Supplied information
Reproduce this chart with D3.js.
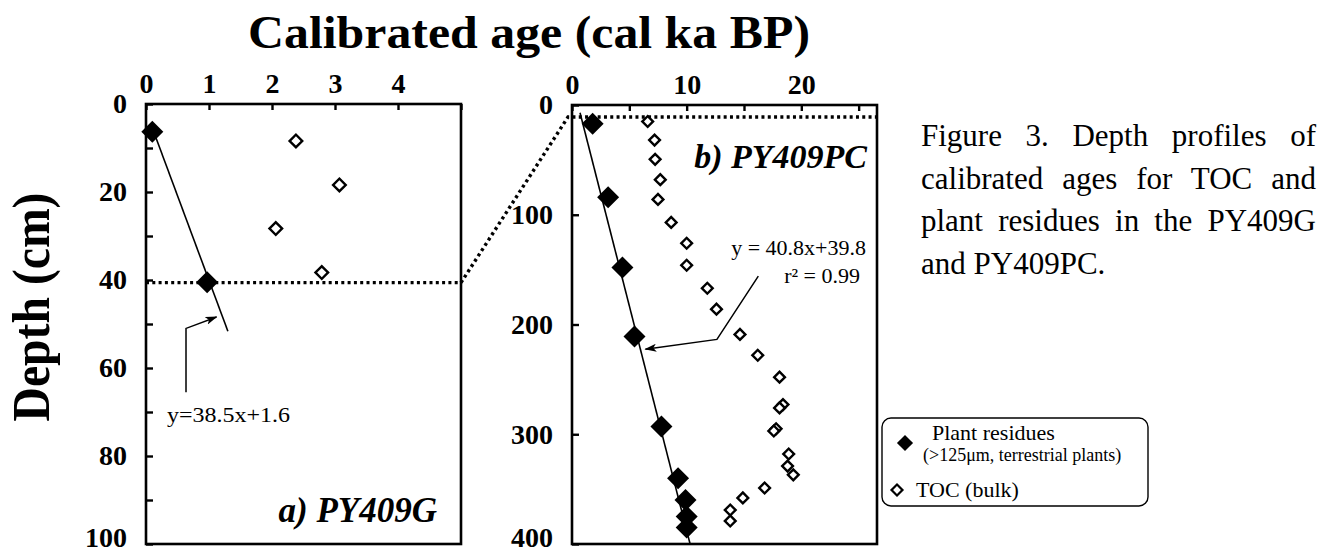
<!DOCTYPE html>
<html>
<head>
<meta charset="utf-8">
<script src="https://cdn.jsdelivr.net/npm/d3@7"></script>
<style>
  body { margin: 0; background: #fff; }
  svg text { font-family: "Liberation Serif", "Times New Roman", serif; fill: #000; }
</style>
</head>
<body>
<div id="chart"></div>
<script>
// ---- data ----
// a) PY409G  (age in cal ka BP, depth in cm)
var plantG_age = [0.1, 0.97];
var plantG_depth = [6.3, 40.5];
var tocG_age = [2.38, 3.07, 2.06, 2.79];
var tocG_depth = [8.4, 18.4, 28.3, 38.3];

// b) PY409PC
var plantPC_age = [1.8, 3.15, 4.4, 5.45, 7.8, 9.25, 9.9, 10.0, 10.0];
var plantPC_depth = [17, 84, 148, 211, 293, 340, 360, 375, 385];
var tocPC_age = [6.6, 7.2, 7.25, 7.7, 7.5, 8.65, 10.0, 10.0, 11.8, 12.6, 14.65, 16.2,
                 18.1, 18.4, 18.1, 17.8, 17.6, 18.9, 18.8, 19.3, 16.8, 14.9, 13.8, 13.8];
var tocPC_depth = [15, 32, 49.5, 68, 86, 107, 126, 146, 167, 186, 209, 228,
                   248, 273, 276, 295, 297, 318, 329, 337, 349, 358, 369, 379];

// fitted lines
var fitG = { slope: 38.5, intercept: 1.6, ageFrom: 0.08, ageTo: 1.3 };
var fitPC_age = [0.7, 10.3];
var fitPC_depth = [7, 400];

// tick values / labels
var ageTicksG = [0, 1, 2, 3, 4, 5];
var depthTicksG = [0, 10, 20, 30, 40, 50, 60, 70, 80, 90, 100];
var ageTicksPC = [0, 5, 10, 15, 20, 25];
var depthTicksPC = [0, 100, 200, 300, 400];

// dotted correlation line (G depth 40.6 cm = PC depth 11 cm)
var corrDepthG = 40.6;
var corrDepthPC = 11;
var corrAgePCstart = -0.35;

// annotation arrows (data coordinates)
var arrowG = [[0.635, 65.5], [0.635, 51], [1.12, 48.4]];
var arrowPC = [[16.25, 156], [12.64, 213.6], [6.4, 222.5]];

var titleText = "Calibrated age (cal ka BP)";
var yTitleText = "Depth (cm)";
var legendLabels = ["Plant residues", "(>125\u03bcm, terrestrial plants)", "TOC (bulk)"];
var captionLines = ["Figure 3. Depth profiles of", "calibrated ages for TOC and",
                    "plant residues in the PY409G", "and PY409PC."];

// ---- drawing ----
var width = 1321, height = 553;
var svg = d3.select("#chart").append("svg")
	.attr("width", width)
	.attr("height", height);

svg.append("defs").append("marker")
	.attr("id", "arr")
	.attr("viewBox", "0 0 12 8")
	.attr("refX", 11).attr("refY", 4)
	.attr("markerWidth", 12).attr("markerHeight", 8)
	.attr("markerUnits", "userSpaceOnUse")
	.attr("orient", "auto")
	.append("path")
	.attr("d", "M0,0 L12,4 L0,8 L3,4 Z")
	.attr("fill", "#000");

// scales
var xG = d3.scaleLinear().domain([0, 5]).range([146, 461]);
var yG = d3.scaleLinear().domain([0, 100]).range([104, 544]);
var xPC = d3.scaleLinear().domain([0, 26.6]).range([572, 877]);
var yPC = d3.scaleLinear().domain([0, 400]).range([105, 544]);

var diamondFill = d3.symbol().type(d3.symbolSquare).size(242);
var diamondOpenG = d3.symbol().type(d3.symbolSquare).size(80);
var diamondOpenPC = d3.symbol().type(d3.symbolSquare).size(58);

function styleAxis(g) {
	g.select(".domain").remove();
	g.selectAll(".tick line").attr("stroke", "#000").attr("stroke-width", 2.4);
	g.selectAll(".tick text")
		.attr("font-size", 28)
		.attr("font-weight", "bold")
		.attr("fill", "#000");
}

function panel(x, y, ageTicks, depthTicks, ageLabelStep, depthLabelStep) {
	var g = svg.append("g");
	g.append("g")
		.attr("transform", "translate(0," + y.range()[0] + ")")
		.call(d3.axisTop(x).tickValues(ageTicks).tickSizeInner(-6).tickSizeOuter(0).tickPadding(11)
			.tickFormat(function (d) { return (d % ageLabelStep === 0 && d < x.domain()[1] - 0.5) ? d : ""; }))
		.call(styleAxis);
	var ya = g.append("g")
		.attr("transform", "translate(" + x.range()[0] + ",0)")
		.call(d3.axisLeft(y).tickValues(depthTicks).tickSizeInner(-7).tickSizeOuter(0).tickPadding(19)
			.tickFormat(function (d) { return d % depthLabelStep === 0 ? d : ""; }))
		.call(styleAxis);
	// bottom label sits on the page edge, lift it a little
	ya.selectAll(".tick text").filter(function (d) { return d === y.domain()[1]; })
		.attr("dy", "0.1em");
	g.append("rect")
		.attr("x", x.range()[0]).attr("y", y.range()[0])
		.attr("width", x.range()[1] - x.range()[0])
		.attr("height", y.range()[1] - y.range()[0])
		.attr("fill", "none").attr("stroke", "#000").attr("stroke-width", 2.6);
	return g;
}

var gG = panel(xG, yG, ageTicksG, depthTicksG, 1, 20);
var gPC = panel(xPC, yPC, ageTicksPC, depthTicksPC, 10, 100);

// dotted correlation lines
var dotted = svg.append("g")
	.attr("fill", "none")
	.attr("stroke", "#000")
	.attr("stroke-width", 3.4)
	.attr("stroke-dasharray", "3,3.3");
dotted.append("path").attr("d", d3.line()([
	[xG(0), yG(corrDepthG)],
	[xG(5), yG(corrDepthG)],
	[xPC(corrAgePCstart), yPC(corrDepthPC)],
	[xPC(26.6), yPC(corrDepthPC)]
]));

// fit lines
var lineG = d3.line().x(function (d) { return xG(d); })
	.y(function (d) { return yG(fitG.slope * d + fitG.intercept); });
svg.append("path")
	.attr("d", lineG([fitG.ageFrom, fitG.ageTo]))
	.attr("stroke", "#000").attr("stroke-width", 1.6).attr("fill", "none");

svg.append("path")
	.attr("d", d3.line()(fitPC_age.map(function (a, i) { return [xPC(a), yPC(fitPC_depth[i])]; })))
	.attr("stroke", "#000").attr("stroke-width", 1.6).attr("fill", "none");

// points
function drawPoints(x, y, ages, depths, sym, filled) {
	svg.append("g").selectAll("path")
		.data(ages.map(function (a, i) { return [a, depths[i]]; }))
		.enter()
		.append("path")
		.attr("d", sym)
		.attr("transform", function (d) { return "translate(" + x(d[0]) + "," + y(d[1]) + ") rotate(45)"; })
		.attr("fill", filled ? "#000" : "#fff")
		.attr("stroke", "#000")
		.attr("stroke-width", filled ? 0 : 2.4);
}
drawPoints(xG, yG, tocG_age, tocG_depth, diamondOpenG, false);
drawPoints(xG, yG, plantG_age, plantG_depth, diamondFill, true);
drawPoints(xPC, yPC, tocPC_age, tocPC_depth, diamondOpenPC, false);
drawPoints(xPC, yPC, plantPC_age, plantPC_depth, diamondFill, true);

// arrows
svg.append("path")
	.attr("d", d3.line()(arrowG.map(function (p) { return [xG(p[0]), yG(p[1])]; })))
	.attr("fill", "none").attr("stroke", "#000").attr("stroke-width", 1.5)
	.attr("marker-end", "url(#arr)");
svg.append("path")
	.attr("d", d3.line()(arrowPC.map(function (p) { return [xPC(p[0]), yPC(p[1])]; })))
	.attr("fill", "none").attr("stroke", "#000").attr("stroke-width", 1.5)
	.attr("marker-end", "url(#arr)");

// equations
svg.append("text").attr("x", 167).attr("y", 422)
	.attr("font-size", 22).attr("textLength", 123).attr("lengthAdjust", "spacingAndGlyphs")
	.text("y=38.5x+1.6");
svg.append("text").attr("x", 866).attr("y", 255).attr("text-anchor", "end")
	.attr("font-size", 22)
	.text("y = 40.8x+39.8");
svg.append("text").attr("x", 860).attr("y", 283).attr("text-anchor", "end")
	.attr("font-size", 22)
	.text("r\u00b2 = 0.99");

// panel labels
svg.append("text").attr("x", 437).attr("y", 522).attr("text-anchor", "end")
	.attr("font-size", 35).attr("font-weight", "bold").attr("font-style", "italic")
	.text("a) PY409G");
svg.append("text").attr("x", 867).attr("y", 168).attr("text-anchor", "end")
	.attr("font-size", 34).attr("font-weight", "bold").attr("font-style", "italic")
	.text("b) PY409PC");

// axis titles
svg.append("text").attr("x", 248).attr("y", 48)
	.attr("font-size", 46).attr("font-weight", "bold")
	.attr("textLength", 562).attr("lengthAdjust", "spacingAndGlyphs")
	.text(titleText);
svg.append("text")
	.attr("transform", "translate(49,307) rotate(-90)")
	.attr("text-anchor", "middle")
	.attr("font-size", 52).attr("font-weight", "bold")
	.attr("textLength", 229).attr("lengthAdjust", "spacingAndGlyphs")
	.text(yTitleText);

// legend
var leg = svg.append("g");
leg.append("rect").attr("x", 882).attr("y", 418).attr("width", 266).attr("height", 88)
	.attr("rx", 9).attr("fill", "#fff").attr("stroke", "#000").attr("stroke-width", 1.4);
leg.append("path").attr("d", d3.symbol().type(d3.symbolSquare).size(130)())
	.attr("transform", "translate(905,443) rotate(45)").attr("fill", "#000");
leg.append("text").attr("x", 932).attr("y", 440).attr("font-size", 22).text(legendLabels[0]);
leg.append("text").attr("x", 923).attr("y", 461).attr("font-size", 18).text(legendLabels[1]);
leg.append("path").attr("d", d3.symbol().type(d3.symbolSquare).size(60)())
	.attr("transform", "translate(897,490) rotate(45)")
	.attr("fill", "#fff").attr("stroke", "#000").attr("stroke-width", 2.2);
leg.append("text").attr("x", 916).attr("y", 497).attr("font-size", 22).text(legendLabels[2]);

// caption, first three lines justified by widening word gaps
var capY = [146, 188.5, 231, 273.5];
var capWidth = 395;
svg.append("g").selectAll("text")
	.data(captionLines)
	.enter()
	.append("text")
	.attr("x", 921)
	.attr("y", function (d, i) { return capY[i]; })
	.attr("font-size", 31)
	.text(function (d) { return d; })
	.each(function (d, i) {
		if (i < 3) {
			var gaps = d.split(" ").length - 1;
			var extra = capWidth - this.getComputedTextLength();
			if (gaps > 0 && extra > 0) d3.select(this).attr("word-spacing", extra / gaps);
		}
	});
</script>
</body>
</html>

Problem statement
Check every line for "chart" and show the ones that have it.

Correct output
Reproduce this chart with D3.js.
<div id="chart"></div>
var svg = d3.select("#chart").append("svg")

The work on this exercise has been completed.